A 1999 Study by Columbia University's Center for Addiction and Substance Abuse coined the term "hands-on parenting."  According to the study, children with "hands-on" parents were statistically far less likely to smoke, use drugs, do badly in school or be involved in a teen pregnancy.  The study's authors emphasized that teens needed "parents, not pals."  And, parents should expect to monitor teens:  their whereabouts, their CD purchases, their Internet use, their studies, their friends, and their activities.

Successful parents and teens do things together.  Some of them are pretty basic.  For example, families that eat dinner together four or more times a week can expect their children to be happier and better-adjusted throughout the difficult teen years. 

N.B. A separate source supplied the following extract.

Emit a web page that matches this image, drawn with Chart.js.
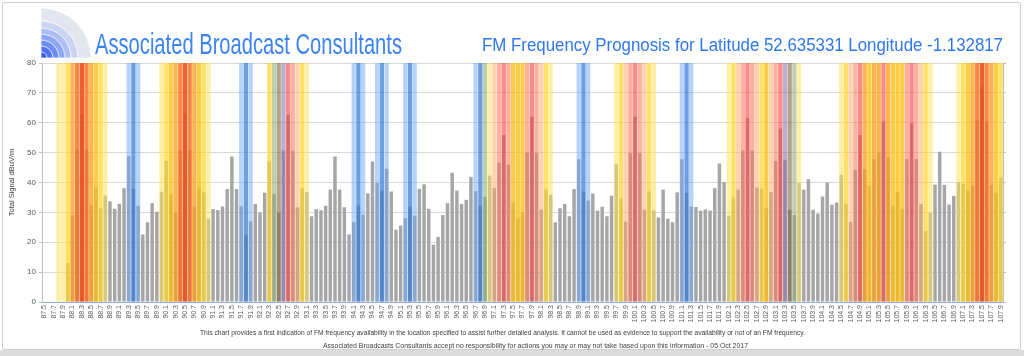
<!DOCTYPE html>
<html><head><meta charset="utf-8">
<script src="https://cdn.jsdelivr.net/npm/chart.js@4"></script>
<style>
html,body{margin:0;padding:0;background:#fff;width:1024px;height:356px;overflow:hidden;}
#frame{position:absolute;left:2px;top:2px;width:1017px;height:346px;border:1px solid #d0d0d0;border-radius:2px;}
#shade{position:absolute;left:0;top:350px;width:1024px;height:6px;background:#dcdcdc;}
#wrap{position:absolute;left:0;top:0;width:1024px;height:356px;}
#logo{position:absolute;left:0;top:0;}
.t{position:absolute;white-space:nowrap;transform-origin:0 0;line-height:1;}
#brand{font-family:"Liberation Sans Narrow","Liberation Sans",Arial,sans-serif;font-size:30px;color:#3d84f2;}
#title{font-family:"Liberation Sans",Arial,sans-serif;font-size:18px;color:#2f78e8;}
.foot{font-family:"Liberation Sans Narrow","Liberation Sans",Arial,sans-serif;font-size:8px;color:#404040;}
</style></head>
<body>
<div id="frame"></div>
<div id="shade"></div>
<svg id="logo" width="100" height="62" viewBox="0 0 100 62"></svg>
<div id="wrap"><canvas id="c" width="1024" height="356"></canvas></div>
<div class="t" id="brand">Associated Broadcast Consultants</div>
<div class="t" id="title">FM Frequency Prognosis for Latitude 52.635331 Longitude -1.132817</div>
<div class="t foot" id="f1">This chart provides  a first indication of FM frequency availability in the location specified to assist further detailed analysis.  It cannot be used as evidence to support  the availability or not  of an FM frequency.</div>
<div class="t foot" id="f2">Associated Broadcasts Consultants accept no responsibility for actions you may or may not take based upon this information - 05 Oct 2017</div>
<script>
// ---- categories (MHz) ----
const freqs = [
"87.5","87.6","87.7","87.8","87.9",
"88.0","88.1","88.2","88.3","88.4","88.5","88.6","88.7","88.8","88.9",
"89.0","89.1","89.2","89.3","89.4","89.5","89.6","89.7","89.8","89.9",
"90.0","90.1","90.2","90.3","90.4","90.5","90.6","90.7","90.8","90.9",
"91.0","91.1","91.2","91.3","91.4","91.5","91.6","91.7","91.8","91.9",
"92.0","92.1","92.2","92.3","92.4","92.5","92.6","92.7","92.8","92.9",
"93.0","93.1","93.2","93.3","93.4","93.5","93.6","93.7","93.8","93.9",
"94.0","94.1","94.2","94.3","94.4","94.5","94.6","94.7","94.8","94.9",
"95.0","95.1","95.2","95.3","95.4","95.5","95.6","95.7","95.8","95.9",
"96.0","96.1","96.2","96.3","96.4","96.5","96.6","96.7","96.8","96.9",
"97.0","97.1","97.2","97.3","97.4","97.5","97.6","97.7","97.8","97.9",
"98.0","98.1","98.2","98.3","98.4","98.5","98.6","98.7","98.8","98.9",
"99.0","99.1","99.2","99.3","99.4","99.5","99.6","99.7","99.8","99.9",
"100.0","100.1","100.2","100.3","100.4","100.5","100.6","100.7","100.8","100.9",
"101.0","101.1","101.2","101.3","101.4","101.5","101.6","101.7","101.8","101.9",
"102.0","102.1","102.2","102.3","102.4","102.5","102.6","102.7","102.8","102.9",
"103.0","103.1","103.2","103.3","103.4","103.5","103.6","103.7","103.8","103.9",
"104.0","104.1","104.2","104.3","104.4","104.5","104.6","104.7","104.8","104.9",
"105.0","105.1","105.2","105.3","105.4","105.5","105.6","105.7","105.8","105.9",
"106.0","106.1","106.2","106.3","106.4","106.5","106.6","106.7","106.8","106.9",
"107.0","107.1","107.2","107.3","107.4","107.5","107.6","107.7","107.8","107.9"
];
// ---- total signal dBuV/m ----
const signal = [
0,0,0,0,0,
13,29,51,63,51,32.5,38.3,31.4,35.6,33.7,
31.2,32.9,38.1,48.9,37.9,32.2,22.6,26.7,33.1,30.2,
36.9,47.2,35.9,29.9,50.9,63,50.9,32,38.3,36.7,
27.9,31.1,30.8,32,37.8,48.7,37.8,32,22.6,27,
32.8,30,36.6,47,36.1,29.9,50.7,62.6,50.6,31.7,
38.1,36.8,28.7,31.1,30.7,32.2,37.6,48.7,37.6,31.7,
22.6,26.7,32.3,29.2,36.4,47,39.8,37.3,44.6,37,
24.2,25.6,28.1,32,28.9,37.9,39.4,31.2,19.2,21.8,
29.1,33.1,43.3,37.3,32.8,34.2,41.9,37.1,32.3,35.2,
42.3,38.2,46.6,55.9,45.9,33.3,27.9,30,50,62,
49.8,30.9,37.6,35.9,26.7,31.4,32.8,28.7,37.8,47.8,
37,33.9,36.3,30.6,31.9,28.7,35.6,46.1,34.6,26.9,
49.8,62,49.8,30.9,37,30.7,28.3,37.6,27.9,26.7,
36.7,47.8,36.5,32,31.8,30.6,31,30.6,38.1,46.4,
40.1,28.9,35,37.6,50.7,61.6,50.7,38.3,37.9,31.6,
36.8,47.2,58.1,47.6,30.9,29.1,39.8,37.6,41.1,30.9,
29.6,35.3,40,32.6,33.3,42.6,32.9,26.8,44.2,55.9,
44.4,38.8,47.9,50.1,60.4,48.5,32.2,36.8,31.1,47.9,
59.8,47.9,32.8,23.8,29.8,39.3,50.3,39.2,32.6,35.5,
40.2,39.6,37.2,38.9,60.8,72.1,60.4,39.2,36.6,41.6
];
// ---- availability band class per frequency ----
const bands = [
"","","","ly","ly",
"y","o","or","r","or","o","g","y","ly","",
"","","","lb","b","lb","","","","",
"ly","y","g","o","or","r","or","o","g","y",
"ly","","","","","","","lb","b","lb",
"","","","y","gg","br","pu","p","po","lo",
"y","ly","","","","","","","","",
"","lb","b","lb","","","lb","b","lb","",
"","","lb","b","lb","","","","","",
"","","","","","","","lb","b","gg",
"ly","lo","po","p","po","g","g","g","po","p",
"po","lo","y","ly","","","","","","lb",
"b","lb","","","","","","ly","y","lo",
"po","p","po","lo","y","ly","","","","",
"","lb","b","lb","","","","","","",
"","ly","y","lo","po","p","po","lo","y","g",
"lo","po","p","pu","br","gg","ly","","","",
"","","","","","ly","y","lo","po","p",
"o","g","o","o","p","o","g","g","g","po",
"p","po","lo","y","ly","","","","","",
"ly","y","g","o","or","r","or","o","g","y"
];
const yTicks = [0,10,20,30,40,50,60,70,80];
const bandTop = 80;

const bandColor = {
  ly:'rgba(255,225,90,0.55)', y:'rgba(255,215,40,0.72)', g:'rgba(255,190,20,0.78)',
  o:'rgba(255,160,30,0.78)', or:'rgba(252,110,30,0.82)', r:'rgba(240,80,25,0.9)',
  lo:'rgba(255,165,100,0.5)', po:'rgba(255,120,90,0.58)', p:'rgba(250,70,70,0.62)',
  lb:'rgba(110,170,245,0.5)', b:'rgba(50,120,215,0.72)', gg:'rgba(140,175,120,0.58)',
  br:'rgba(130,100,70,0.6)', pu:'rgba(140,120,165,0.6)'
};

// logo
(function(){
  const svg=document.getElementById('logo');
  const cx=41, cy=58;
  const rings=[[50,'#e3e6ee'],[37,'#cbd4f2'],[30,'#adbef6'],[24,'#8ea6f6'],[18,'#6f8ef4'],[12,'#5173f1'],[6,'#3457ee']];
  let s='';
  rings.forEach(([r,c])=>{
    s+=`<path d="M${cx},${cy} L${cx},${cy-r} A${r},${r} 0 0 1 ${cx+r},${cy} Z" fill="${c}" stroke="#fff" stroke-width="0.8"/>`;
  });
  svg.innerHTML=s;
})();

function place(id,left,top,width){
  const el=document.getElementById(id);
  el.style.left=left+'px'; el.style.top=top+'px';
  const w=el.getBoundingClientRect().width;
  el.style.transform='scaleX('+(width/w)+')';
}
place('brand',95,29,307);
place('title',482,36,521);
place('f1',200,329,605);
place('f2',323,342,425);

const F='"Liberation Sans", Arial, sans-serif';
new Chart(document.getElementById('c'),{
  type:'bar',
  data:{
    labels:freqs,
    datasets:[
      {label:'band', data:bands.map(b=>b?bandTop:null),
       backgroundColor:bands.map(b=>bandColor[b]||'rgba(0,0,0,0)'),
       barPercentage:0.92, categoryPercentage:1, grouped:false, order:0},
      {label:'signal', data:signal, backgroundColor:'#a6a6a6',
       barPercentage:0.74, categoryPercentage:1, grouped:false, order:1}
    ]
  },
  options:{
    responsive:false, animation:false, events:[],
    layout:{padding:{left:0,top:63,right:17,bottom:32}},
    plugins:{legend:{display:false},tooltip:{enabled:false}},
    scales:{
      x:{
        ticks:{autoSkip:false,maxRotation:90,minRotation:90,padding:3,color:'#595959',
               font:{family:F,size:7},
               callback:(v,i)=>i%2===0?freqs[i]:''},
        grid:{display:false,drawTicks:false},
        border:{color:'#8faadc'},
        afterFit:s=>{s.height=22;}
      },
      y:{
        min:0,max:80,
        afterBuildTicks:s=>{s.ticks=yTicks.map(v=>({value:v}));},
        ticks:{color:'#595959',font:{family:F,size:8},padding:3},
        grid:{color:'#d9d9d9',tickLength:3,tickColor:'#bfbfbf'},
        border:{color:'#bfbfbf'},
        title:{display:true,text:'Total Signal dBuV/m',color:'#404040',font:{family:F,size:7.5},padding:{top:7,bottom:0}},
        afterFit:s=>{s.width=42;}
      },
      y2:{
        position:'right',min:0,max:80,
        afterBuildTicks:s=>{s.ticks=yTicks.map(v=>({value:v}));},
        ticks:{display:false},
        grid:{drawOnChartArea:false,tickLength:3,color:'#bfbfbf'},
        border:{color:'#bfbfbf'},
        afterFit:s=>{s.width=4;}
      }
    }
  }
});
</script>
</body></html>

Arguably, a commitment to sexual abstinence will require more of this "hands-on" parenting, and more togetherness, than almost any other decision a teen will make. 

So what can you do?

  • Find something to share.  It could be a sport, either as a participant or a fan.  It could be swing dancing.  It could be a shared book after dinner, shopping at a mall, fishing, a weekend drive, or music.
  • Expect some trouble, and prepare for it. Many teens hit a tough rebellious phase early in the teen years.  It might last two months, or it might go on longer.  Stick with your loving authority, and stick with your principles.  Once you get through the tough patch, your teen will be grateful, and you will be in new and more loving territory.
  • Set up a regular routine of accountability.  For teens, having the same-gender parent check in weekly to talk things over can help.  If that is not possible or appropriate, consider arranging to have your teen talk regularly with some kind of mentor or counselor - someone you can trust, who you know well.  Maybe that would be an adult relative, a coach, a clergy member, or a psychologist.  Be prepared.  Teens can start to resent this "checking in" as a nuisance.  And it can be.  So try to keep it casual, even fun.  Just don't neglect it.  Your teen will think twice about doing something if they know you're going to ask about it.